Mar 19, 2013

Reality


This film by Matteo Garrone (Gomorrah) is reminiscent of the great Italian comedies of the sixties, but it is squarely of today. Being about a man's obsession with entering a reality show, it has more than a whiff of the surreal. The Italians are masters at comedy that is both endearing and cruelly tragic.
It is no coincidence that Luciano (Aniello Arena), is hypnotized by the creepy vulgarity of Grande Fratello, Italy's version of Big Brother. Training cameras on human beings trapped in spectacularly decorated cages is not that far from Orwell's own Big Brother.
Luciano's is a painful, maddening and highly absurd journey, sort of like what life in Italy must be today, still under the crass, vulgarian sway of Silvio Berlusconi. We may laugh at Luciano's delusions but Garrone sticks the knife in as he explores his increasing madness. That the TV show is shot in Cinecittá, where all the great Italian films were once made, is only another heartless twist of the knife. Life in Italy has become a lurid travesty, and Garrone's nonstop fluid camera floats around the national decline in a lucid and feverish state.

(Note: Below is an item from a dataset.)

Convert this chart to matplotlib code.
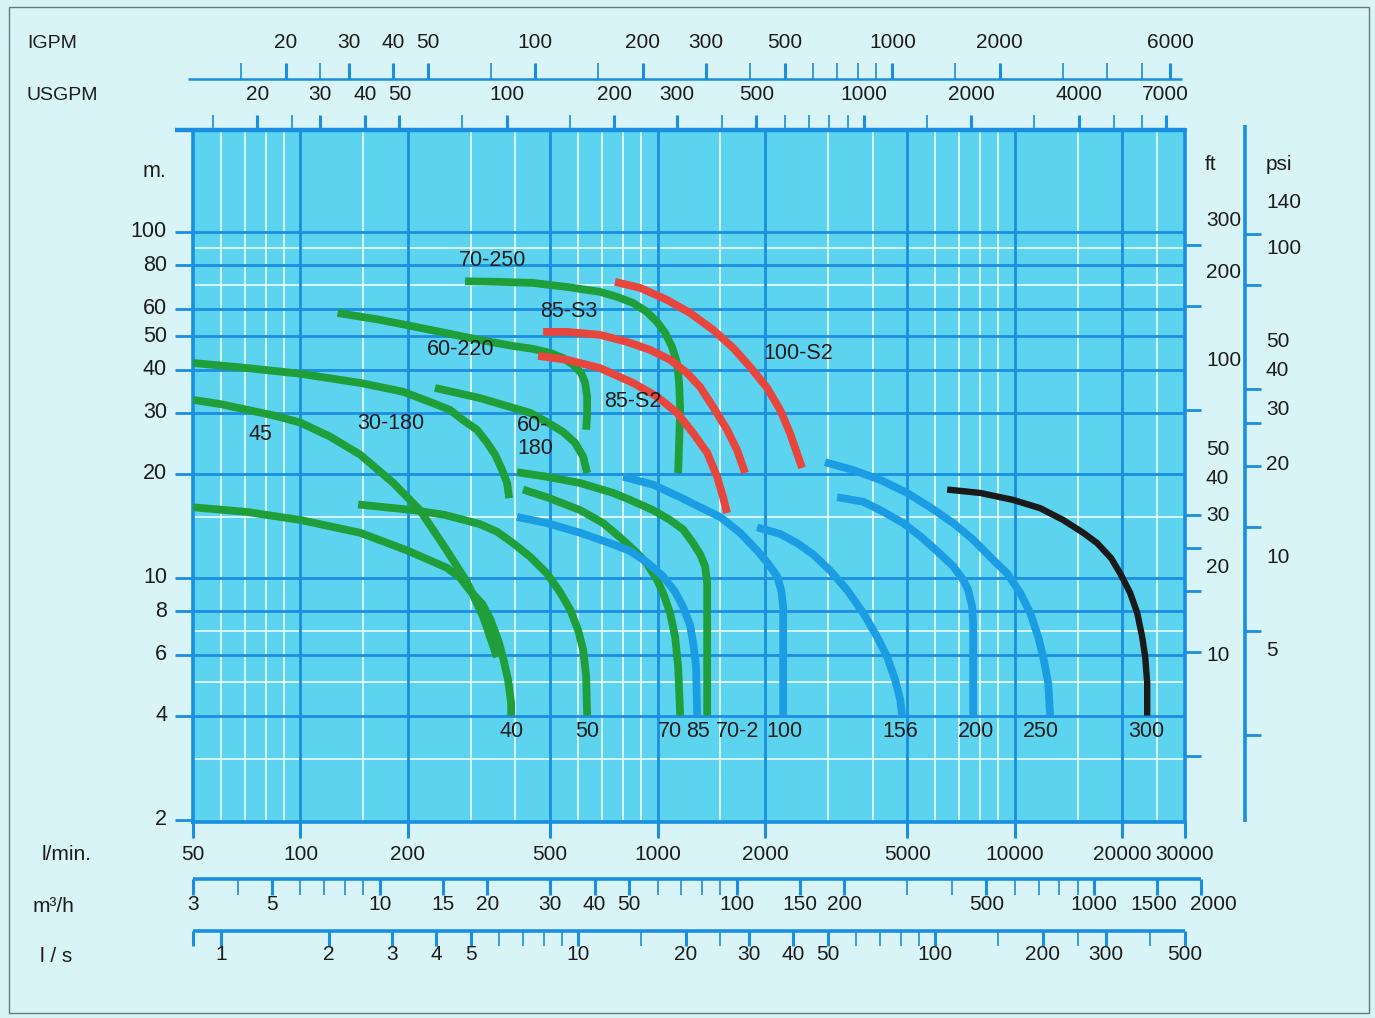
import matplotlib
matplotlib.use("Agg")
import matplotlib.pyplot as plt
from matplotlib.transforms import blended_transform_factory as blend, offset_copy
from matplotlib.lines import Line2D
from matplotlib.patches import Rectangle

plt.rcParams['font.family'] = ['Liberation Sans', 'DejaVu Sans']

# unit factors: flow -> l/min, head -> m
IGPM_LMIN = 4.54609
USGPM_LMIN = 3.78541
M3H_LMIN = 1000.0 / 60.0
LS_LMIN = 60.0
FT_M = 0.3048
PSI_M = 0.70307

# pump curves: flow in l/min, head in m
q_45 = [50, 59.5, 71, 85, 100, 121, 147, 182, 216, 257, 293, 325, 355]
h_45 = [32.7, 31.8, 30.6, 29.4, 28.1, 25.6, 22.7, 18.8, 15.7, 12.0, 9.7, 7.7, 5.9]

q_40 = [50, 71, 100, 147, 199, 257, 280, 298, 323, 340, 358, 369, 381, 389, 389]
h_40 = [16.0, 15.5, 14.7, 13.5, 12.0, 10.7, 10.0, 9.2, 8.4, 7.6, 6.6, 5.9, 5.1, 4.35, 4.0]

q_30_180 = [50, 71, 100, 147, 194, 235, 262, 285, 312, 333, 351, 367, 379, 384]
h_30_180 = [41.8, 40.4, 38.9, 36.6, 34.5, 32.0, 30.6, 28.6, 26.8, 24.6, 22.7, 20.5, 18.8, 17.0]

q_60_220 = [127, 167, 231, 318, 394, 448, 500, 544, 580, 611, 627, 635, 635, 631]
h_60_220 = [58.3, 55.7, 52.1, 48.7, 46.8, 45.9, 44.7, 43.2, 41.3, 39.1, 36.6, 33.4, 29.6, 26.8]

q_70_250 = [289, 362, 448, 558, 690, 770, 854, 934, 997, 1050, 1098, 1134, 1149, 1157, 1149, 1142]
h_70_250 = [72.0, 71.7, 71.2, 69.3, 67.1, 64.9, 62.3, 58.7, 54.9, 51.1, 46.5, 41.8, 36.6, 30.6, 24.6, 20.1]

q_60_180 = [238, 318, 394, 440, 490, 544, 587, 619, 635]
h_60_180 = [35.4, 33.1, 31.0, 30.0, 28.2, 26.4, 24.6, 22.4, 20.1]

q_85_s3 = [478, 558, 690, 821, 953, 1084, 1210, 1316, 1431, 1566, 1670, 1759]
h_85_s3 = [51.4, 51.4, 50.4, 48.1, 45.6, 42.7, 39.1, 35.6, 31.2, 26.8, 23.4, 20.1]

q_85_s2 = [463, 558, 690, 854, 997, 1134, 1258, 1377, 1468, 1526, 1566]
h_85_s2 = [43.8, 42.7, 40.4, 36.6, 33.4, 30.0, 26.2, 23.0, 19.6, 17.1, 15.4]

q_100_s2 = [760, 894, 1063, 1233, 1431, 1628, 1817, 2027, 2204, 2350, 2476, 2540]
h_100_s2 = [71.7, 68.9, 63.6, 58.3, 52.1, 46.2, 40.7, 35.4, 30.6, 26.2, 22.4, 20.8]

q_50 = [145, 207, 254, 318, 355, 394, 440, 490, 533, 569, 599, 619, 631, 635]
h_50 = [16.3, 15.7, 15.2, 14.3, 13.6, 12.6, 11.5, 10.3, 9.1, 8.1, 7.07, 6.2, 5.2, 4.0]

q_70 = [420, 490, 607, 704, 785, 876, 934, 997, 1036, 1084, 1120, 1142, 1157]
h_70 = [18.0, 17.1, 15.7, 14.4, 13.1, 11.8, 11.0, 9.87, 9.05, 7.92, 6.75, 5.53, 4.0]

q_70_2 = [404, 490, 607, 751, 838, 971, 1084, 1179, 1258, 1316, 1359, 1377, 1377, 1377]
h_70_2 = [20.2, 19.6, 18.8, 17.6, 16.8, 15.7, 14.7, 13.8, 12.6, 11.7, 10.8, 9.67, 7.7, 4.0]

q_85 = [404, 490, 607, 751, 838, 934, 1036, 1120, 1179, 1233, 1258, 1282, 1291]
h_85 = [15.0, 14.4, 13.5, 12.5, 11.95, 11.1, 10.1, 9.11, 8.24, 7.31, 6.49, 5.53, 4.0]

q_100 = [801, 971, 1157, 1316, 1497, 1703, 1900, 2040, 2162, 2219, 2248, 2248]
h_100 = [19.6, 18.6, 17.1, 16.0, 15.0, 13.5, 12.0, 11.0, 10.1, 9.23, 8.24, 4.0]

q_156 = [1900, 2204, 2460, 2727, 3042, 3395, 3765, 4121, 4395, 4628, 4782, 4842]
h_156 = [14.0, 13.4, 12.6, 11.7, 10.5, 9.23, 7.92, 6.75, 5.91, 5.07, 4.44, 4.0]

q_200 = [3183, 3765, 4202, 4873, 5437, 6067, 6729, 7177, 7413, 7604, 7652, 7652]
h_200 = [17.1, 16.6, 15.7, 14.4, 13.2, 11.95, 10.8, 9.87, 9.23, 8.24, 7.41, 4.0]

q_250 = [2946, 3530, 4202, 5000, 5800, 6729, 7652, 8542, 9530, 10365, 11057, 11640,
         12022, 12415, 12574]
h_250 = [21.6, 20.5, 19.2, 17.6, 16.0, 14.4, 12.9, 11.5, 10.3, 9.05, 7.92, 6.75,
         5.91, 4.97, 4.0]

q_300 = [6471, 8008, 9908, 11792, 13677, 15560, 17032, 18633, 19756, 21063, 22045,
         22764, 23208, 23510, 23510]
h_300 = [18.0, 17.6, 16.8, 15.9, 14.7, 13.5, 12.6, 11.4, 10.3, 9.05, 7.92,
         6.75, 5.91, 4.97, 4.0]

# curve name labels in the field (l/min, m)
field_labels = ["45", "30-180", "70-250", "85-S3", "60-220", "100-S2", "85-S2", "60-\n180"]
field_q = [77, 179, 346, 565, 280, 2476, 854, 454]
field_h = [25.9, 27.9, 82.5, 58.7, 45.6, 44.4, 32.3, 25.5]

# labels under the curve ends
end_labels = ["40", "50", "70", "85", "70-2", "100", "156", "200", "250", "300"]
end_q = [389, 635, 1084, 1299, 1670, 2262, 4782, 7806, 11866, 23361]
end_h = 3.59

# scales
lmin_labels = [50, 100, 200, 500, 1000, 2000, 5000, 10000, 20000, 30000]
x_major = [100, 200, 500, 1000, 2000, 5000, 10000, 20000]
x_minor = [60, 70, 80, 90, 150, 300, 400, 600, 700, 800, 900, 1500, 3000, 4000,
           6000, 7000, 8000, 9000, 15000, 25000]
m_ticks = [100, 80, 60, 50, 40, 30, 20, 10, 8, 6, 4, 2]
y_major = [4, 6, 8, 10, 20, 30, 40, 50, 60, 80, 100]
y_minor = [3, 5, 7, 15, 70, 90]
ft_ticks = [300, 200, 100, 50, 40, 30, 20, 10]
psi_ticks = [140, 100, 50, 40, 30, 20, 10, 5]

igpm_ticks = [15, 20, 25, 30, 40, 50, 75, 100, 150, 200, 300, 400, 500, 600, 700,
              800, 900, 1000, 1500, 2000, 3000, 4000, 5000, 6000]
igpm_labels = [20, 30, 40, 50, 100, 200, 300, 500, 1000, 2000, 6000]
usgpm_ticks = [15, 20, 25, 30, 40, 50, 75, 100, 150, 200, 300, 400, 500, 600, 700,
               800, 900, 1000, 1500, 2000, 3000, 4000, 5000, 6000, 7000]
usgpm_labels = [20, 30, 40, 50, 100, 200, 300, 500, 1000, 2000, 4000, 7000]
m3h_ticks = [3, 4, 5, 6, 7, 8, 9, 10, 15, 20, 30, 40, 50, 60, 70, 80, 90, 100, 150,
             200, 300, 400, 500, 600, 700, 800, 900, 1000, 1500, 2000]
m3h_labels = [3, 5, 10, 15, 20, 30, 40, 50, 100, 150, 200, 500, 1000, 1500, 2000]
ls_ticks = [1, 2, 3, 4, 5, 6, 7, 8, 9, 10, 15, 20, 25, 30, 40, 50, 60, 70, 80, 90,
            100, 150, 200, 250, 300, 400, 500]
ls_labels = [1, 2, 3, 4, 5, 10, 20, 30, 40, 50, 100, 200, 300, 500]

GREEN = '#1f9e3a'
RED = '#e8453c'
SKY = '#1c9de3'
BLACK = '#1a1a1a'
GRID = '#1a8ee0'
FACE = '#5cd4ef'
PAGE = '#d8f4f6'
INK = '#1c1c1c'

curves = [
    (q_45, h_45, GREEN), (q_40, h_40, GREEN), (q_30_180, h_30_180, GREEN),
    (q_60_220, h_60_220, GREEN), (q_70_250, h_70_250, GREEN), (q_60_180, h_60_180, GREEN),
    (q_50, h_50, GREEN), (q_70, h_70, GREEN), (q_70_2, h_70_2, GREEN),
    (q_85, h_85, SKY), (q_100, h_100, SKY), (q_156, h_156, SKY),
    (q_200, h_200, SKY), (q_250, h_250, SKY), (q_300, h_300, BLACK),
    (q_85_s3, h_85_s3, RED), (q_85_s2, h_85_s2, RED), (q_100_s2, h_100_s2, RED),
]

FW, FH = 1375, 1018
L, R, T, B = 193, 1185, 130, 822


def fx(px):
    return px / FW


def fy(py):
    return 1 - py / FH


fig = plt.figure(figsize=(FW / 100, FH / 100), dpi=100)
fig.patch.set_facecolor(PAGE)
rect = [fx(L), fy(B), fx(R) - fx(L), fy(T) - fy(B)]
ax = fig.add_axes(rect)
ax.set_xscale('log')
ax.set_yscale('log')
ax.set_xlim(50, 30000)
ax.set_ylim(1.97, 197)
ax.set_autoscale_on(False)
ax.set_facecolor(FACE)
ax.set_xticks([])
ax.set_yticks([])
ax.minorticks_off()
for s in ax.spines.values():
    s.set_color(GRID)
    s.set_linewidth(2.6)

for q in x_minor:
    ax.axvline(q, color='#eefbfd', lw=1.2, zorder=1)
for h in y_minor:
    ax.axhline(h, color='#eefbfd', lw=1.2, zorder=1)
for q in x_major:
    ax.axvline(q, color=GRID, lw=2.0, zorder=1.5)
for h in y_major:
    ax.axhline(h, color=GRID, lw=2.0, zorder=1.5)

for q, h, c in curves:
    ax.plot(q, h, color=c, lw=4.6 if c == BLACK else 5.6, solid_capstyle='butt',
            solid_joinstyle='round', zorder=3)

for s, q, h in zip(field_labels, field_q, field_h):
    ax.text(q, h, s, ha='center', va='center', fontsize=15.5, color=INK,
            multialignment='left', linespacing=1.1, zorder=4)
for s, q in zip(end_labels, end_q):
    ax.text(q, end_h, s, ha='center', va='center', fontsize=15.5, color=INK, zorder=4)

tr_flow = blend(ax.transData, fig.transFigure)
tr_head = blend(fig.transFigure, ax.transData)


def seg(xs, ys, tr, lw, color=GRID):
    fig.add_artist(Line2D(xs, ys, transform=tr, color=color, lw=lw,
                          solid_capstyle='butt'))


def flow_scale(ticks, labels, factor, y0, y1, ytext, nudge=None):
    nudge = nudge or {}
    for v in ticks:
        seg([v * factor] * 2, [fy(y0), fy(y1)], tr_flow, 2.2 if v in labels else 1.2)
    for v in labels:
        tr = offset_copy(tr_flow, fig=fig, x=nudge.get(v, 0), units='dots')
        fig.text(v * factor, fy(ytext), str(v), transform=tr, ha='center',
                 va='center', fontsize=15, color=INK)


# top scales
seg([fx(188), fx(1182)], [fy(79), fy(79)], fig.transFigure, 1.8)
flow_scale(igpm_ticks, igpm_labels, IGPM_LMIN, 79, 63, 42)
seg([fx(175), fx(R)], [fy(T), fy(T)], fig.transFigure, 3.2)
flow_scale(usgpm_ticks, usgpm_labels, USGPM_LMIN, T, 115, 95)

# bottom scales
flow_scale(lmin_labels, lmin_labels, 1.0, B, 838, 854)
seg([50, 2000 * M3H_LMIN], [fy(879), fy(879)], tr_flow, 2.6)
flow_scale(m3h_ticks, m3h_labels, M3H_LMIN, 879, 895, 905, nudge={1500: -3, 2000: 12})
seg([50, 500 * LS_LMIN], [fy(931), fy(931)], tr_flow, 2.6)
seg([50, 50], [fy(931), fy(946)], tr_flow, 2.2)
flow_scale(ls_ticks, ls_labels, LS_LMIN, 931, 946, 955)

# left head scale (m)
for v in m_ticks:
    seg([fx(175), fx(L)], [v, v], tr_head, 2.0)
    fig.text(fx(167), v, str(v), transform=tr_head, ha='right', va='center',
             fontsize=15.5, color=INK)
fig.text(fx(155), fy(172), "m.", ha='center', va='center', fontsize=15.5, color=INK)

# right scales: ticks sit on the true scale, labels were printed on a tighter one
for v in ft_ticks:
    seg([fx(R), fx(1201)], [v * FT_M, v * FT_M], tr_head, 2.0)
for v in psi_ticks:
    seg([fx(1245), fx(1261)], [v * PSI_M, v * PSI_M], tr_head, 2.0)
seg([fx(1245), fx(1245)], [fy(125), fy(B)], fig.transFigure, 2.6)

ax_ft = fig.add_axes(rect, label='ft labels')
ax_ft.set_yscale('log')
ax_ft.set_ylim(2.737, 606.7)
ax_ft.axis('off')
tr_ft = blend(fig.transFigure, ax_ft.transData)
for v in ft_ticks:
    fig.text(fx(1206), v, str(v), transform=tr_ft, ha='left', va='center',
             fontsize=15, color=INK)

ax_psi = fig.add_axes(rect, label='psi labels')
ax_psi.set_yscale('log')
ax_psi.set_ylim(1.388, 241)
ax_psi.axis('off')
tr_psi = blend(fig.transFigure, ax_psi.transData)
for v in psi_ticks:
    fig.text(fx(1266), v, str(v), transform=tr_psi, ha='left', va='center',
             fontsize=15, color=INK)
fig.text(fx(1205), fy(165), "ft", ha='left', va='center', fontsize=15, color=INK)
fig.text(fx(1266), fy(165), "psi", ha='left', va='center', fontsize=15, color=INK)

# unit names on the left
for s, px, py, fs in [("IGPM", 27, 43, 14), ("USGPM", 27, 96, 14),
                      ("l/min.", 42, 855, 15), ("m\u00b3/h", 33, 907, 15),
                      ("l / s", 40, 957, 15)]:
    fig.text(fx(px), fy(py), s, ha='left', va='center', fontsize=fs, color=INK)

# scanned page edge
fig.add_artist(Rectangle((fx(9), fy(1013)), fx(1369) - fx(9), fy(7) - fy(1013),
                         transform=fig.transFigure, fill=False, ec='#6a7a7c', lw=1.0))

fig.savefig('out.png', dpi=100, facecolor=fig.get_facecolor())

The film begins with a surreal aerial shot of a gilded horse carriage through the streets of Naples. It alights at a garish wedding destination for struggling Italians. This is where Luciano first sets eyes on Enzo, the local hero of Big Brother, whose claim to fame is to have lasted about 130 days in that televised cage. Luciano, who is a born entertainer, starts believing he can make it to the program, which for the most part casts aspiring two-bit Italian professionals with big American dreams. He's just a fishmonger living in a fabulously dilapidated neighborhood with an extended, mostly matriarchal family (the cast is spectacular). He is a good, hardworking man whose mind gets hijacked by dreams of greatness (flying in and out of weddings via helicopter, as Enzo does, seems to be the height of aspiration). For his part, all Enzo does is pose with regular people and chant "never give up" in English, another cruel reminder of empty, if dangerously individualistic popular hallucinations. Follow your dreams, leave all common sense behind, never give up. Americans forget that these familiar exhortations are not always indigenous to other parts of the world. Italy is held together by family (and to judge by this movie, mothers who cook marvels at all times). This and the Catholic faith get swept aside in pursuit of a sad, lonely and nightmarish dream of "success".
Echoes of Fellini abound in Garrone's loving yet exasperated observation of his fellow countrymen, their penchant for the absurd, the dramatic, and the funny. It feels like he wants to get under their skin and shake them awake and away from the moronic inferno (to quote Martin Amis) they are living in. Reality meanders and is a bit unfocussed towards the end, with an ambiguous resolution that feels undercooked, but it is good, intense, bitter medicine. You'll laugh, you'll cry, as it should be.